Another tip: If you get a showing request and it’s a time that doesn’t work for you, don’t just decline it. Suggest another time. Let the buyer know you’re trying to work it out.
How the market affects home sales
Even if you’ve made all the right moves and your home is in great shape, it still may sit on the market if sales in your area are slow. If it’s a slow seller’s market where you live, that’s going to be reflected in all home sales, not just yours. “You have to look at how quickly other houses around you are selling,” Coley said. “If everything is sitting and you need to sell, the price has got to be reflective of that, and you have got to have the ‘wow’ factor.”
What to do if you still can’t sell your house
If you’ve made all the updates you’re willing to make, you’ve staged your home, you’re being flexible about showings, and it’s still not selling, you’ll have to make some decisions. Are you willing to drop the price further to entice buyers? And have you really tried your hardest?
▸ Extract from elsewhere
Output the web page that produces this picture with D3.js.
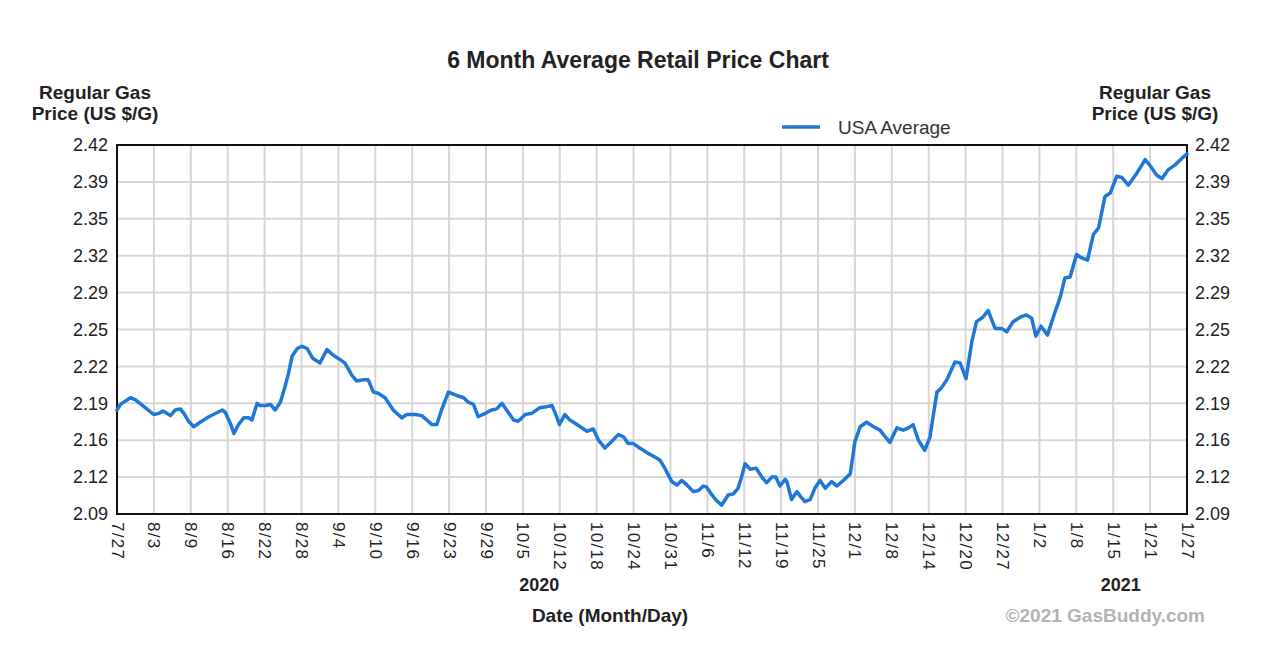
<!DOCTYPE html>
<html>
<head>
<meta charset="utf-8">
<script src="https://cdn.jsdelivr.net/npm/d3@7"></script>
<style>
  html, body { margin: 0; padding: 0; background: #fff; }
  svg { display: block; font-family: "Liberation Sans", Arial, sans-serif; }
</style>
</head>
<body>
<svg id="chart" width="1280" height="653"></svg>
<script>
// ---- data (days since 2020-07-27, USA average regular gas price) ----
const days = [0,0.6,2.3,3.2,4.9,6.3,7.2,7.9,8.3,9.2,10.0,10.9,11.5,12.3,13.2,14.3,15.8,18.1,18.6,19.5,20.1,20.9,21.8,22.7,23.2,24.1,24.6,25.5,26.4,27.2,28.1,28.9,29.5,30.1,31.0,31.8,32.7,33.7,34.9,36.1,37.2,38.4,39.2,40.4,41.2,42.4,43.2,44.1,44.9,46.1,47.5,49.0,49.8,51.3,52.4,53.3,54.1,55.0,55.8,57.0,58.4,59.6,60.4,61.3,62.1,63.3,64.4,65.3,66.2,67.0,68.2,69.0,70.2,71.3,72.7,73.9,74.8,75.3,76.1,77.0,77.9,79.1,80.8,81.9,82.8,83.9,85.1,86.2,87.1,87.9,88.8,89.6,90.5,91.4,92.5,93.4,94.2,95.4,96.3,97.1,98.0,99.1,100.0,100.8,101.4,102.3,103.1,104.0,105.1,106.0,106.8,107.4,108.0,108.9,109.9,110.9,111.7,112.6,113.3,114.0,114.9,115.2,116.0,116.9,117.5,118.3,119.2,120.0,120.9,121.8,122.9,123.8,124.9,126.1,126.9,127.8,128.9,130.1,131.2,131.8,132.9,134.1,135.2,136.1,136.9,137.8,138.9,139.8,141.0,141.8,142.7,144.1,145.0,146.0,147.0,147.8,148.9,149.8,151.0,152.1,153.0,154.1,155.3,156.4,157.3,158.0,158.9,160.0,161.0,162.2,163.0,163.9,165.0,165.9,166.9,167.9,168.8,169.9,170.8,171.9,172.8,173.9,175.4,176.8,177.6,178.8,179.7,180.8,181.9,183.1,184.0];
const prices = [2.183,2.188,2.194,2.192,2.185,2.179,2.180,2.182,2.181,2.178,2.183,2.184,2.180,2.173,2.168,2.172,2.177,2.183,2.181,2.171,2.162,2.170,2.176,2.176,2.174,2.189,2.187,2.187,2.188,2.183,2.190,2.204,2.216,2.231,2.238,2.240,2.238,2.229,2.225,2.237,2.232,2.228,2.225,2.214,2.209,2.210,2.210,2.199,2.198,2.194,2.183,2.176,2.179,2.179,2.178,2.174,2.170,2.170,2.183,2.199,2.196,2.194,2.190,2.188,2.177,2.180,2.183,2.184,2.189,2.183,2.174,2.173,2.179,2.180,2.185,2.186,2.187,2.181,2.170,2.179,2.174,2.170,2.164,2.166,2.156,2.149,2.155,2.161,2.159,2.153,2.153,2.150,2.147,2.144,2.141,2.138,2.131,2.119,2.116,2.120,2.116,2.110,2.111,2.115,2.114,2.107,2.102,2.098,2.107,2.108,2.113,2.123,2.135,2.130,2.131,2.123,2.118,2.123,2.123,2.115,2.121,2.119,2.103,2.110,2.106,2.101,2.103,2.113,2.120,2.113,2.119,2.115,2.120,2.126,2.155,2.168,2.172,2.168,2.165,2.161,2.154,2.167,2.165,2.167,2.170,2.156,2.147,2.159,2.199,2.203,2.210,2.226,2.225,2.211,2.244,2.262,2.266,2.272,2.256,2.256,2.253,2.262,2.266,2.268,2.265,2.249,2.258,2.250,2.266,2.284,2.301,2.302,2.322,2.319,2.317,2.340,2.346,2.374,2.377,2.392,2.391,2.384,2.395,2.407,2.402,2.393,2.390,2.398,2.402,2.408,2.412];

const xTickLabels = ["7/27","8/3","8/9","8/16","8/22","8/28","9/4","9/10","9/16","9/23","9/29","10/5","10/12","10/18","10/24","10/31","11/6","11/12","11/19","11/25","12/1","12/8","12/14","12/20","12/27","1/2","1/8","1/15","1/21","1/27"];
const yTickLabels = ["2.09","2.12","2.16","2.19","2.22","2.25","2.29","2.32","2.35","2.39","2.42"];
const yearLabels = ["2020","2021"];
const yearDays = [72.6, 172.6];
const totalDays = 184;
const yMin = 2.09, yMax = 2.42;

// ---- layout ----
const L = 117, R = 1187, T = 145, B = 514;
const blue = "#1f78d8";
const svg = d3.select("#chart");

const x = d3.scaleLinear().domain([0, totalDays]).range([L, R]);
const y = d3.scaleLinear().domain([yMin, yMax]).range([B, T]);

const xTickVals = xTickLabels.map((_, i) => i * totalDays / (xTickLabels.length - 1));
const yTickVals = yTickLabels.map((_, i) => yMin + i * (yMax - yMin) / (yTickLabels.length - 1));

// grid
const grid = svg.append("g");
grid.selectAll("line.v").data(xTickVals).join("line")
  .attr("x1", d => x(d)).attr("x2", d => x(d)).attr("y1", T).attr("y2", B)
  .attr("stroke", "#d6d6d6").attr("stroke-width", 2);
grid.selectAll("line.h").data(yTickVals).join("line")
  .attr("x1", L).attr("x2", R).attr("y1", d => y(d)).attr("y2", d => y(d))
  .attr("stroke", "#d6d6d6").attr("stroke-width", 2);

// axes labels via d3 axes
const yLeft = d3.axisLeft(y).tickValues(yTickVals).tickFormat((d, i) => yTickLabels[i]).tickSize(0).tickPadding(9);
const gl = svg.append("g").attr("transform", `translate(${L},0)`).call(yLeft);
gl.select(".domain").remove();
gl.selectAll("text").attr("font-size", 18).attr("fill", "#222").attr("font-family", "Liberation Sans, Arial, sans-serif");

const yRight = d3.axisRight(y).tickValues(yTickVals).tickFormat((d, i) => yTickLabels[i]).tickSize(0).tickPadding(8);
const gr = svg.append("g").attr("transform", `translate(${R},0)`).call(yRight);
gr.select(".domain").remove();
gr.selectAll("text").attr("font-size", 18).attr("fill", "#222").attr("font-family", "Liberation Sans, Arial, sans-serif");

const xAxis = d3.axisBottom(x).tickValues(xTickVals).tickFormat((d, i) => xTickLabels[i]).tickSize(0).tickPadding(0);
const gx = svg.append("g").attr("transform", `translate(0,${B})`).call(xAxis);
gx.select(".domain").remove();
gx.selectAll("text")
  .attr("font-size", 17).attr("fill", "#222").attr("font-family", "Liberation Sans, Arial, sans-serif")
  .attr("letter-spacing", "1.3px")
  .attr("text-anchor", "start")
  .attr("transform", "translate(0,8) rotate(90)")
  .attr("x", 0).attr("y", 0).attr("dy", "0.35em");

// plot border
svg.append("rect").attr("x", L).attr("y", T).attr("width", R - L).attr("height", B - T)
  .attr("fill", "none").attr("stroke", "#111").attr("stroke-width", 2);

// line
const pts = days.map((d, i) => [d, prices[i]]);
svg.append("path").datum(pts)
  .attr("fill", "none").attr("stroke", blue).attr("stroke-width", 3.5)
  .attr("stroke-linejoin", "round").attr("stroke-linecap", "round")
  .attr("d", d3.line().x(d => x(d[0])).y(d => y(d[1])));

// title
svg.append("text").attr("x", 638).attr("y", 68).attr("text-anchor", "middle")
  .attr("font-size", 23).attr("font-weight", "bold").attr("fill", "#222")
  .text("6 Month Average Retail Price Chart");

// axis titles
[[95, "start"], [1155, "end"]].forEach(([cx]) => {
  svg.append("text").attr("x", cx).attr("y", 99).attr("text-anchor", "middle")
    .attr("font-size", 19).attr("font-weight", "bold").attr("fill", "#222").text("Regular Gas");
  svg.append("text").attr("x", cx).attr("y", 120).attr("text-anchor", "middle")
    .attr("font-size", 19).attr("font-weight", "bold").attr("fill", "#222").text("Price (US $/G)");
});

// legend
svg.append("line").attr("x1", 782).attr("x2", 820).attr("y1", 127).attr("y2", 127)
  .attr("stroke", blue).attr("stroke-width", 3.5);
svg.append("text").attr("x", 838).attr("y", 134).attr("font-size", 19).attr("fill", "#333").text("USA Average");

// years
svg.selectAll("text.year").data(yearLabels).join("text").attr("class", "year")
  .attr("x", (d, i) => x(yearDays[i])).attr("y", 591).attr("text-anchor", "middle")
  .attr("font-size", 18).attr("font-weight", "bold").attr("fill", "#222").text(d => d);

// x axis title
svg.append("text").attr("x", 610).attr("y", 622).attr("text-anchor", "middle")
  .attr("font-size", 19).attr("font-weight", "bold").attr("fill", "#222").text("Date (Month/Day)");

// copyright
svg.append("text").attr("x", 1205).attr("y", 622).attr("text-anchor", "end")
  .attr("font-size", 19).attr("font-weight", "bold").attr("fill", "#b3b3b3").text("©2021 GasBuddy.com");
</script>
</body>
</html>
“You have to get aggressive about price,” Coley said. “You need to put an apple pie in the oven, you’ve got to get really creative and try to make your house stand out, and you’ve got to take advantage of every showing that you get.” Sometimes sellers get worn out by multiple showings with no offers, and they stop making as much effort, but you’ve got to keep putting your best house foot forward.
That said, if it’s been weeks and there’s very little market activity, and you’re not willing to put money into renovations or drop the price further, you may have to take the home off the market and try again at a better time. “You’re not doing it any justice by letting the days on market tick up,” Coley said.